## To be done
Go through the data below. List every line that holds the word "chart".

>> begin

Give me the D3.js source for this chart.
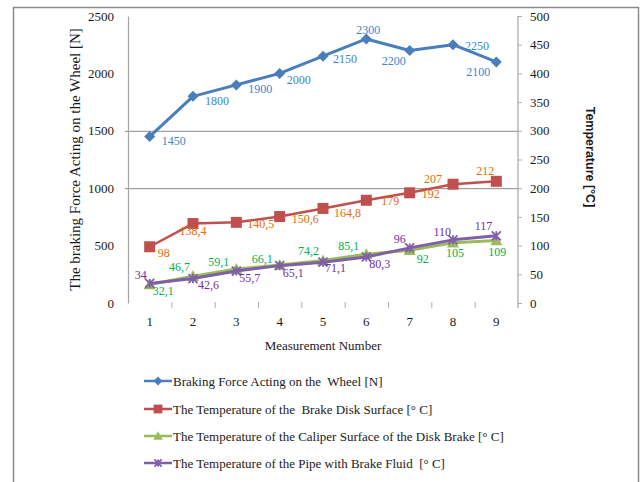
<!DOCTYPE html>
<html>
<head>
<meta charset="utf-8">
<script src="https://cdn.jsdelivr.net/npm/d3@7"></script>
<style>
  html, body { margin: 0; padding: 0; background: #fff; }
  svg { display: block; }
</style>
</head>
<body>
<svg id="chart" width="642" height="482"></svg>
<script>
// ---- data ----
const measurements = [1, 2, 3, 4, 5, 6, 7, 8, 9];
const brakingForce = [1450, 1800, 1900, 2000, 2150, 2300, 2200, 2250, 2100];
const diskTemp     = [98, 138.4, 140.5, 150.6, 164.8, 179, 192, 207, 212];
const caliperTemp  = [32.1, 46.7, 59.1, 66.1, 74.2, 85.1, 92, 105, 109];
const pipeTemp     = [34, 42.6, 55.7, 65.1, 71.1, 80.3, 96, 110, 117];

const forceTicks = [0, 500, 1000, 1500, 2000, 2500];
const tempTicks  = [0, 50, 100, 150, 200, 250, 300, 350, 400, 450, 500];
const forceGrid  = [1000, 1500];

const seriesNames = [
  "Braking Force Acting on the  Wheel [N]",
  "The Temperature of the  Brake Disk Surface [\u00b0 C]",
  "The Temperature of the Caliper Surface of the Disk Brake [\u00b0 C]",
  "The Temperature of the Pipe with Brake Fluid  [\u00b0 C]"
];

// ---- layout ----
const SERIF = '"Liberation Serif", "Times New Roman", serif';
const SANS = '"Liberation Sans", Arial, sans-serif';
const plot = { left: 128, right: 518, top: 16, bottom: 303 };
const svg = d3.select("#chart");

// outer frame
svg.append("rect")
  .attr("x", 13.5).attr("y", 7.5).attr("width", 625).attr("height", 490)
  .attr("fill", "none").attr("stroke", "#8c8c8c").attr("stroke-width", 1.5);

const x = d3.scaleBand().domain(measurements).range([plot.left, plot.right]);
const cx = d => x(d) + x.bandwidth() / 2;
const yForce = d3.scaleLinear().domain([0, 2500]).range([plot.bottom, plot.top]);
const yTemp  = d3.scaleLinear().domain([0, 500]).range([plot.bottom, plot.top]);

// gridlines
svg.append("g").selectAll("line").data(forceGrid).join("line")
  .attr("x1", plot.left - 3).attr("x2", plot.right)
  .attr("y1", d => yForce(d) + 0.5).attr("y2", d => yForce(d) + 0.5)
  .attr("stroke", "#8a8a8a").attr("stroke-width", 1);

// left axis
const leftAxis = svg.append("g")
  .attr("transform", `translate(${plot.left},0)`)
  .call(d3.axisLeft(yForce).tickValues(forceTicks).tickFormat(d3.format("d"))
    .tickSize(0).tickPadding(14));
leftAxis.select(".domain").attr("stroke", "#a6a6a6").attr("stroke-width", 1.2);
leftAxis.selectAll("text").attr("font-size", 13)
  .style("font-family", SERIF).attr("fill", "#1a1a1a");

// right axis
const rightAxis = svg.append("g")
  .attr("transform", `translate(${plot.right},0)`)
  .call(d3.axisRight(yTemp).tickValues(tempTicks).tickFormat(d3.format("d"))
    .tickSize(4).tickSizeOuter(0).tickPadding(8));
rightAxis.select(".domain").attr("stroke", "#a6a6a6").attr("stroke-width", 1.2)
  .attr("d", `M0,${plot.top}V${plot.bottom + 5}`);
rightAxis.selectAll(".tick line").attr("stroke", "#b0b0b0");
rightAxis.selectAll("text").attr("font-size", 13)
  .style("font-family", SERIF).attr("fill", "#1a1a1a");

// bottom axis: labels at band centres, tick marks at band boundaries
const bottomAxis = svg.append("g")
  .attr("transform", `translate(0,${plot.bottom})`)
  .call(d3.axisBottom(x).tickSize(0).tickPadding(14));
bottomAxis.select(".domain").remove();
bottomAxis.selectAll("text").attr("font-size", 13)
  .style("font-family", SERIF).attr("fill", "#1a1a1a");
svg.append("g").selectAll("line").data(measurements.slice(1)).join("line")
  .attr("x1", d => x(d) + 0.5).attr("x2", d => x(d) + 0.5)
  .attr("y1", plot.bottom - 1).attr("y2", plot.bottom + 5)
  .attr("stroke", "#b0b0b0");

// axis titles
svg.append("text")
  .attr("transform", `translate(80,${(plot.top + plot.bottom) / 2}) rotate(-90)`)
  .attr("text-anchor", "middle").attr("font-size", 15).attr("fill", "#1a1a1a")
  .style("font-family", SERIF)
  .text("The braking Force Acting on the Wheel [N]");
svg.append("text")
  .attr("transform", `translate(586,157) rotate(90)`)
  .attr("text-anchor", "middle").attr("font-size", 12.5).attr("font-weight", "bold")
  .style("font-family", SANS).attr("fill", "#1a1a1a")
  .text("Temperature [\u00b0C]");
svg.append("text")
  .attr("x", (plot.left + plot.right) / 2).attr("y", 350)
  .attr("text-anchor", "middle").attr("font-size", 13).attr("fill", "#1a1a1a")
  .style("font-family", SERIF)
  .text("Measurement Number");

// ---- series ----
const fmt = v => d3.format("~f")(v).replace(".", ",");

const series = [
  { values: brakingForce, y: yForce, color: "#4a7ebb", labelColor: "#3a86d0", marker: "diamond", width: 3,
    offsets: [[12,4],[12,4],[12,4],[7,6],[10,3],[2,-9],[-4,10],[12,1],[-6,10]] },
  { values: diskTemp, y: yTemp, color: "#c0504d", labelColor: "#e46c0a", marker: "square", width: 2.5,
    offsets: [[8,6],[0,7],[11,1],[12,2],[11,4],[15,1],[12,1],[-11,-5],[-2,-11]] },
  { values: caliperTemp, y: yTemp, color: "#9bbb59", labelColor: "#00b050", marker: "triangle", width: 3,
    offsets: [[3,6],[-3,-9],[-7,-7],[-7,-6],[-4,-10],[-7,-8],[7,9],[2,10],[1,11]] },
  { values: pipeTemp, y: yTemp, color: "#7f5fa8", labelColor: "#7030a0", marker: "star", width: 3,
    offsets: [[-3,-9],[5,6],[3,7],[3,7],[2,6],[3,7],[-4,-9],[-2,-8],[-4,-10]] }
];

function drawMarker(g, type, color, px, py, scale = 1) {
  if (type === "diamond") {
    const s = 5.5 * scale;
    g.append("path").attr("d", `M${px},${py - s}L${px + s},${py}L${px},${py + s}L${px - s},${py}Z`)
      .attr("fill", color);
  } else if (type === "square") {
    const s = 5.5 * scale;
    g.append("rect").attr("x", px - s).attr("y", py - s).attr("width", 2 * s).attr("height", 2 * s)
      .attr("fill", color);
  } else if (type === "triangle") {
    const s = 6 * scale;
    g.append("path").attr("d", `M${px},${py - s}L${px + s},${py + s * 0.8}L${px - s},${py + s * 0.8}Z`)
      .attr("fill", color);
  } else if (type === "star") {
    const s = 4.5 * scale;
    g.append("path")
      .attr("d", `M${px - s},${py - s}L${px + s},${py + s}M${px - s},${py + s}L${px + s},${py - s}M${px},${py - s}L${px},${py + s}`)
      .attr("stroke", color).attr("stroke-width", 1.8).attr("fill", "none");
  }
}

series.forEach(s => {
  const g = svg.append("g");
  const line = d3.line().x((d, i) => cx(measurements[i])).y(d => s.y(d));
  g.append("path").datum(s.values).attr("d", line)
    .attr("fill", "none").attr("stroke", s.color).attr("stroke-width", s.width)
    .attr("stroke-linejoin", "round");
  s.values.forEach((v, i) => drawMarker(g, s.marker, s.color, cx(measurements[i]), s.y(v)));
});

// data labels on top of lines
series.forEach(s => {
  const g = svg.append("g");
  s.values.forEach((v, i) => {
    const [dx, dy] = s.offsets[i];
    const anchor = dx < -1 ? "end" : (Math.abs(dx) <= 2 && Math.abs(dy) > 6 ? "middle" : "start");
    g.append("text")
      .attr("x", cx(measurements[i]) + dx).attr("y", s.y(v) + dy)
      .attr("dy", "0.35em").attr("text-anchor", anchor)
      .attr("font-size", 12).attr("fill", s.labelColor)
      .style("font-family", SERIF)
      .text(fmt(v));
  });
});

// ---- legend ----
const legend = svg.append("g");
const legendRows = [381, 409, 436, 463];
series.forEach((s, i) => {
  const ly = legendRows[i];
  legend.append("line").attr("x1", 144).attr("x2", 172).attr("y1", ly).attr("y2", ly)
    .attr("stroke", s.color).attr("stroke-width", 2.5);
  drawMarker(legend, s.marker, s.color, 158, ly, 0.8);
  legend.append("text").attr("x", 173).attr("y", ly).attr("dy", "0.35em")
    .attr("font-size", 13).attr("fill", "#1a1a1a")
    .style("font-family", SERIF)
    .style("white-space", "pre")
    .text(seriesNames[i]);
});
</script>
</body>
</html>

>> end

## Correct answer
Give me the D3.js source for this chart.
<svg id="chart" width="642" height="482"></svg>
const svg = d3.select("#chart");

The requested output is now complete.